The HAD strategy requires the jury come to the conclusion that an ordinary (presumptively male) person could have felt provoked to kill by an unwanted homosexual pass and it relies upon negative courtroom depictions of homosexual victims. The logic is that the perpetrator is a regularly masculine man or youth with his goodwill pushed to the limit by being propositioned or even sexually touched by a homosexual nuisance who is risking serious violence.

The use of this defence strategy in Green’s case in New South Wales in the 1990s reached all the way to the most senior judges in the land. A majority ruling by the Australian High Court favourably viewed the accused killer’s appeal against conviction and paved the way for his eventual securing of a much lighter sentence. In reaching this decision the majority of these judges did not take the opportunity to rule that no ordinary person could be provoked to kill by a non-violent sexual pass. In fact, they made several judicial statements clearly reflecting the view that such extreme violence may be expected.

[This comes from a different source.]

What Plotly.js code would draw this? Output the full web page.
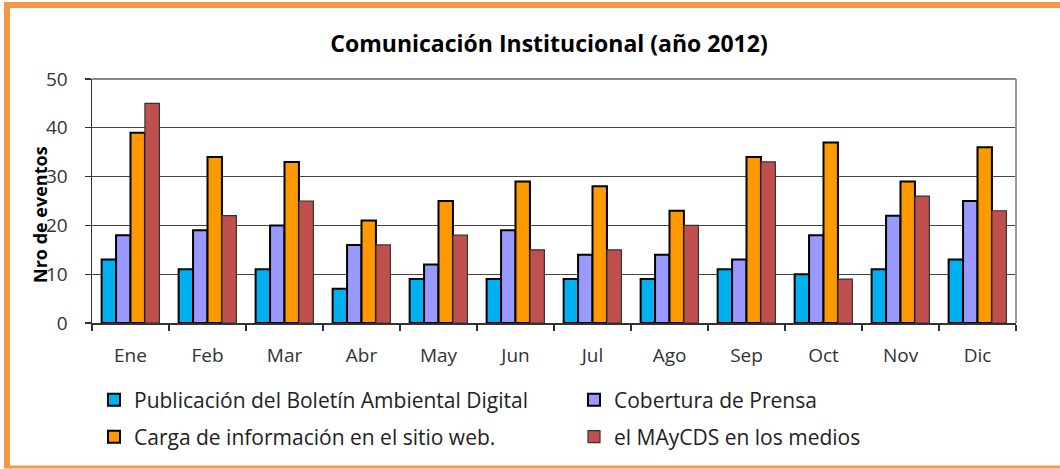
<!DOCTYPE html>
<html>
<head>
<meta charset="utf-8">
<script src="https://cdn.plot.ly/plotly-3.0.1.min.js"></script>
<style>
html,body{margin:0;padding:0;background:#fff;}
#chart{width:1060px;height:469px;}
</style>
</head>
<body>
<div id="chart"></div>
<script>
const months = ["Ene","Feb","Mar","Abr","May","Jun","Jul","Ago","Sep","Oct","Nov","Dic"];
const seriesNames = [
  "Publicación del Boletín Ambiental Digital",
  "Cobertura de Prensa",
  "Carga de información en el sitio web.",
  "el MAyCDS en los medios"
];
const boletin   = [13,11,11,7,9,9,9,9,11,10,11,13];
const prensa    = [18,19,20,16,12,19,14,14,13,18,22,25];
const cargaWeb  = [39,34,33,21,25,29,28,23,34,37,29,36];
const medios    = [45,22,25,16,18,15,15,20,33,9,26,23];

const colors = ["#00B0F0","#9999FF","#FF9900","#C0504D"];
const lineColors = ["#000000","#000000","#000000","#333333"];
const lineWidths = [2,2,2,1.2];
const legendIds = ["legend","legend2","legend3","legend4"];
const values = [boletin, prensa, cargaWeb, medios];

const FONT = "Open Sans, Liberation Sans, sans-serif";

const traces = values.map((v,i)=>({
  type:"bar",
  name: seriesNames[i],
  x: months,
  y: v,
  legend: legendIds[i],
  marker:{color:colors[i], line:{color:lineColors[i], width:lineWidths[i]}},
  hoverinfo:"x+y+name"
}));

// plot area pixel geometry
const L=92, R=1016, T=79, B=323, W=1060, H=469;
const pw=R-L, ph=B-T;
const px = x => (x-L)/pw;
const py = y => (B-y)/ph;

function legendAt(xPix, yPix){
  return {
    orientation:"v", x:px(xPix), xanchor:"left", y:py(yPix), yanchor:"middle",
    font:{family:FONT, size:21, color:"#222"},
    bgcolor:"rgba(0,0,0,0)", borderwidth:0
  };
}

const layout = {
  width:W, height:H,
  margin:{l:L, r:W-R, t:T, b:H-B, pad:0},
  paper_bgcolor:"#ffffff",
  plot_bgcolor:"#ffffff",
  font:{family:FONT, color:"#222"},
  barmode:"group",
  bargap:0.25,
  bargroupgap:0,
  showlegend:true,
  title:{
    text:"Comunicación Institucional (año 2012)",
    font:{family:FONT, size:23, color:"#000", weight:"bold"},
    xref:"paper", x:px(549), xanchor:"center",
    yref:"container", y:1-44/H, yanchor:"middle"
  },
  xaxis:{
    type:"category",
    showline:true, linecolor:"#333", linewidth:1.5,
    ticks:"outside", tickson:"boundaries", ticklen:6, tickcolor:"#333", tickwidth:1.2,
    tickfont:{family:FONT, size:19, color:"#333"},
    ticklabelstandoff:15,
    showgrid:false, zeroline:false, fixedrange:true
  },
  yaxis:{
    range:[0,50], dtick:10, tick0:0,
    showline:true, linecolor:"#333", linewidth:1.5,
    ticks:"outside", ticklen:6, tickcolor:"#333", tickwidth:1.2,
    tickfont:{family:FONT, size:19, color:"#333"},
    ticklabelstandoff:13,
    showgrid:true, gridcolor:"#444", gridwidth:1.2,
    zeroline:false, fixedrange:true
  },
  legend:  legendAt(94, 400),
  legend2: legendAt(574, 400),
  legend3: legendAt(94, 437),
  legend4: legendAt(574, 437),
  annotations:[{
    text:"Nro de eventos", textangle:-90,
    xref:"paper", yref:"paper", x:px(40), y:py(215),
    xanchor:"center", yanchor:"middle", showarrow:false,
    font:{family:FONT, size:18, color:"#000", weight:"bold"}
  }],
  shapes:[
    {type:"line", xref:"paper", yref:"paper", x0:0, x1:1, y0:1, y1:1, line:{color:"#888", width:2}},
    {type:"line", xref:"paper", yref:"paper", x0:1, x1:1, y0:0, y1:1, line:{color:"#999", width:2}},
    {type:"line", xref:"paper", yref:"paper", x0:px(7), x1:px(7), y0:py(2), y1:py(468), line:{color:"#F79646", width:6}},
    {type:"line", xref:"paper", yref:"paper", x0:px(4), x1:px(1062), y0:py(5), y1:py(5), line:{color:"#F79646", width:6}},
    {type:"line", xref:"paper", yref:"paper", x0:px(4), x1:px(1062), y0:py(467), y1:py(467), line:{color:"#F79646", width:3}}
  ]
};

Plotly.newPlot("chart", traces, layout, {displayModeBar:false, staticPlot:true});
</script>
</body>
</html>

The Green case was subject to much criticism because Australia’s most senior court did not bar claims of a homosexual advance from substantiating a claim of provocation. It also clearly demonstrated how claims about an unwanted homosexual advance could shape trial results because of the legitimacy given to notions of the defence of masculine social respect. The High Court appeal result in this case mobilised gay and lesbian lobbyists campaigning against the homosexual advance defence nationwide. It spurred an official Attorney-General’s Inquiry in New South Wales which in 1998 recommended that a non-violent sexual advance should be barred from forming the basis of a provocation defence. However, nothing came of such recommendations in this State.

More general feminist opposition to provocation and the way in which it has traditionally privileged male violence in cases of femicide has been more successful and led to the defence being abolished in Tasmania, Victoria and Western Australia. Other States have retained the defence of provocation but amended it with the aim of removing its more problematic aspects. For example, amendments in the Australian Capital Territory and the Northern Territory bar the use of provocation on the basis of a non-violent sexual advance.

The result of these changes is that New South Wales and Queensland are the only jurisdictions that still have no legislative bar. Two recent cases in Queensland in which provocation was successfully argued to reduce charges of murder to manslaughter on the basis of an alleged non-violent homosexual advance have once again ignited concern about HAD. The ensuing campaign for change led to the creation of a Working Party in 2011 to examine the operation of HAD and a government pledge to amend the Criminal Code (QLD) to, in the words of the former Attorney-General, make ‘it crystal clear that someone making a pass at someone is not grounds for a partial defence and by no means an excuse for horribly violent acts.’ Following a change in government, it is now obvious that there is no commitment to push any reform. As the spokesperson for the Attorney-General has noted the defence of provocation was amended in 2011 and the new Government has no plans to make further changes at this stage.

In the 1990s, New South Wales activists led the national mobilisation against HAD but successive governments have reneged on their promises of reform or ignored this issue. Perhaps this is about to change. Now fifteen years after the New South Wales Attorney-General’s Working Party (1997) delivered its recommendation to exclude a non-violent homosexual advance as grounds for provocation a review of the whole provocation defence and its workings is being conducted in New South Wales. This review was sparked by the case of Chamanjot Singh was sentenced to 6 years imprisonment after being found guilty of manslaughter rather than murder on the basis that he had been provoked by verbal abuse from his wife. Helen Westwood from the Upper House moved that a select committee be set up to inquire into provocation and it was decided that this committee will be chaired by the Reverend, the Honourable Fred Nile MLC.

It remains to be seen whether New South Wales will join Tasmania, Victoria and Western Australia in abolishing provocation outright or whether it will retain it but make amendments to remove more controversial aspects of the defence including its use in HAD claims.

How should men reasonably respond to an unwanted sexual advance from another man? What sort of signals about male interaction and violence is the legal status of HAD as a variation of the provocation plea teaching our men and boys?

If the answers to these questions suggest physical and even fatal violence as the acceptable response above a simple declaration of non-interest, we should consider why our society could not tolerate women who reacted in a similar way to routine unwanted overtures from men.

The ongoing failure to scrap HAD and the partly excused status it gives to a certain form of male violence is an embarrassment and an injustice for the citizens of Queensland and New South Wales. The politicians of New South Wales now have the chance to change this and we should all hope they do not fail a second time.